Dengan pengalaman lebih dari tiga puluh tahun di Wall Street, Covello tahu betul betapa menyakitkannya melawan gelembung teknologi yang terus membesar. Pasar memiliki cara untuk menciptakan kekayaan dari bulan ke bulan, bahkan ketika terobosan teknologi terbaru tidak sesuai dengan harapan. Covello percaya bahwa hal ini juga bisa terjadi pada AI, sehingga berbahaya, bahkan bodoh, untuk mulai menjual perusahaan seperti Nvidia sekarang.
Covello percaya bahwa mungkin bukan tahun ini atau bahkan tahun depan, tetapi pada akhirnya, gelembung tersebut akan pecah. Dalam pandangannya, miliaran dolar yang digelontorkan ke dalam AI oleh perusahaan-perusahaan tidak akan memicu revolusi ekonomi berikutnya dan bahkan mungkin tidak akan menyamai manfaat yang dibawa oleh ponsel pintar dan internet. Ketika hal ini menjadi jelas, semua saham yang telah melonjak karena prospek AI juga akan jatuh.
Dalam laporannya, Covello menunjukkan:
“Secara historis, sebagian besar transformasi teknologi, terutama yang bersifat revolusioner, menggantikan solusi yang sangat mahal dengan solusi yang sangat murah.
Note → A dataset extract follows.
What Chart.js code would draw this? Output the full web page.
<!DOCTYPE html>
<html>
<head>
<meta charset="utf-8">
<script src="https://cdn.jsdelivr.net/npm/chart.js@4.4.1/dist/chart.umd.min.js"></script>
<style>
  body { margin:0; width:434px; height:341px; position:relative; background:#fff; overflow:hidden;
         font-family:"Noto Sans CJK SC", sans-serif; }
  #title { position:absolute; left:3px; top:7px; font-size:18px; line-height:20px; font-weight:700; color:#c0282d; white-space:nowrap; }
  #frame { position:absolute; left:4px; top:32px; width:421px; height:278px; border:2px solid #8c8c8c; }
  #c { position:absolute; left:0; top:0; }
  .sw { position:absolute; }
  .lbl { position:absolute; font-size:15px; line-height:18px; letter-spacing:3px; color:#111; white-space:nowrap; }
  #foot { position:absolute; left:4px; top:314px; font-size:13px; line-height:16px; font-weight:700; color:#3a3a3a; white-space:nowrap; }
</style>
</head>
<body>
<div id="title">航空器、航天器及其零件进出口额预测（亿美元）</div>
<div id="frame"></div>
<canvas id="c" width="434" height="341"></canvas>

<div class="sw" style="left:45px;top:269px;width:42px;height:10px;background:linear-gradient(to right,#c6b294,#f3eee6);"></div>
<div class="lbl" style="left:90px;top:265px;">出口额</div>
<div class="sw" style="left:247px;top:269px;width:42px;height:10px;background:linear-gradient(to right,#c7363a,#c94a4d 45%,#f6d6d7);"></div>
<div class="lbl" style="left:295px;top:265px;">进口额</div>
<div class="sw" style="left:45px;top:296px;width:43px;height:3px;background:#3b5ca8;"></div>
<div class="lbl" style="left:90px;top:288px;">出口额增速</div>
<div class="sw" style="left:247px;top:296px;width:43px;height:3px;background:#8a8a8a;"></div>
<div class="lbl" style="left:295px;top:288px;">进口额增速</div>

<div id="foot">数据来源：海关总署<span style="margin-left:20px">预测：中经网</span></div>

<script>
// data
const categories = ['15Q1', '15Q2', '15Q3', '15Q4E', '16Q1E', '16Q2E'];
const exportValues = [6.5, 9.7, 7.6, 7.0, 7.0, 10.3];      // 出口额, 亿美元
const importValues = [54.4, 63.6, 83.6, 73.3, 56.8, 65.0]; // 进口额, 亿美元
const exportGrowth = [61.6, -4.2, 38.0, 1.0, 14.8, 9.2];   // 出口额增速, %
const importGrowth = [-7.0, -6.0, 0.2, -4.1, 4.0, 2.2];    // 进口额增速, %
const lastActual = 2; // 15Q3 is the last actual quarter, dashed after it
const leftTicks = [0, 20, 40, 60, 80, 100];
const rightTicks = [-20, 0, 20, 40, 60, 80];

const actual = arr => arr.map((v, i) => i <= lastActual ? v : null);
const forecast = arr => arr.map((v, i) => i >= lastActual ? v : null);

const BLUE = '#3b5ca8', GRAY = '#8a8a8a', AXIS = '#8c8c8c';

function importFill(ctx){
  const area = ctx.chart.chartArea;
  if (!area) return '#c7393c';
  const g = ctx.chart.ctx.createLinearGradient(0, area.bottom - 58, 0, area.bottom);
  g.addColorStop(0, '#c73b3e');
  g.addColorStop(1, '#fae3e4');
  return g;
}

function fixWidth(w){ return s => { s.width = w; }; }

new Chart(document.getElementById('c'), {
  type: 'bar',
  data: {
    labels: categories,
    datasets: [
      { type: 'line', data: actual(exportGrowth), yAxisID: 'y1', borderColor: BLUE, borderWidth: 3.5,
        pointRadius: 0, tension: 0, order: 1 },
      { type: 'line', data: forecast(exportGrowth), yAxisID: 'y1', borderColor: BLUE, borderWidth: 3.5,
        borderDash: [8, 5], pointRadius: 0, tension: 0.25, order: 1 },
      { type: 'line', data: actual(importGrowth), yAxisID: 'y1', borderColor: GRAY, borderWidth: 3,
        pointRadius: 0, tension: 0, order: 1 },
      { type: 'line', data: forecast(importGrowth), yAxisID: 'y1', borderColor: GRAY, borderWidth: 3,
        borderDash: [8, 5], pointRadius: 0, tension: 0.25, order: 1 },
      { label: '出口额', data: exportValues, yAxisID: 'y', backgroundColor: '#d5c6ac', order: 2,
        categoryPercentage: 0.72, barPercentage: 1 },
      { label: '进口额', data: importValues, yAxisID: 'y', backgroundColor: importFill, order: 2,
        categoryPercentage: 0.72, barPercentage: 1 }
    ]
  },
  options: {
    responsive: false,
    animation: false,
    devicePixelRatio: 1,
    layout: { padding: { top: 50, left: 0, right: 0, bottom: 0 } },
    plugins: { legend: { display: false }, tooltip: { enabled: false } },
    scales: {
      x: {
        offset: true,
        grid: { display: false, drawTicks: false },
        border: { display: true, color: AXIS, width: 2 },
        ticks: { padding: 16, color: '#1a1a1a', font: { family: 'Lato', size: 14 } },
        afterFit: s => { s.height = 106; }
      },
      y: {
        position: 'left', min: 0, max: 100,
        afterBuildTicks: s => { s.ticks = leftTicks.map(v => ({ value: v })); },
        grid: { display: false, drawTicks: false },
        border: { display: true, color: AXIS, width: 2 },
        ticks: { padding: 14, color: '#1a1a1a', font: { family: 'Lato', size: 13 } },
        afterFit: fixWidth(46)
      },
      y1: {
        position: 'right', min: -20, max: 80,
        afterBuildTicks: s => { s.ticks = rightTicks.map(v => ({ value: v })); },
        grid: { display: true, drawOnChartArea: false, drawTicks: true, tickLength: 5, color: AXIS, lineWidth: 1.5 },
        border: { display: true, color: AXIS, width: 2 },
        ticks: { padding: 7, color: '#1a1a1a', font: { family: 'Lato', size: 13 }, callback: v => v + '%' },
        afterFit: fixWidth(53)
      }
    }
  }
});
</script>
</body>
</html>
Gagasan untuk menggunakan teknologi yang sangat mahal untuk menggantikan pekerjaan hampir sepenuhnya bertentangan dengan tren ini.”
“Masalah triliunan dolar apa yang akan dipecahkan oleh AI? Menggunakan teknologi mahal untuk menggantikan pekerjaan berupah rendah adalah kebalikan dari transformasi teknologi yang telah saya lihat selama tiga puluh tahun terakhir dalam mengamati industri teknologi.”
Covello berpendapat bahwa agar AI dapat menjustifikasi biayanya yang mahal, AI “harus dapat memecahkan masalah yang kompleks, yang bukan merupakan tujuan utamanya.” Teknologi AI sangat mahal, dan bahkan menggunakan pembelajaran mesin untuk menggantikan manusia tidak akan mengurangi biaya.
Laporan Covello menyatakan, “Kami menemukan bahwa memperbarui data historis dalam model perusahaan kami dengan AI lebih cepat daripada pembaruan manual tetapi biayanya enam kali lipat.” Dia juga mencatat bahwa biaya harus turun secara signifikan agar masyarakat mampu membayar tugas-tugas yang diotomatisasi oleh AI.
Para pendukung AI percaya bahwa teknologi AI masih dalam tahap awal, seperti halnya internet pada masa gelembung dot-com di tahun 1990-an, dan bahwa biaya pada akhirnya akan turun. Meski begitu, Covello menunjukkan bahwa internet masih memiliki keunggulan biaya. “Amazon dapat menjual buku dengan biaya yang lebih rendah daripada Barnes & Noble karena mereka tidak perlu memelihara toko fisik yang mahal.”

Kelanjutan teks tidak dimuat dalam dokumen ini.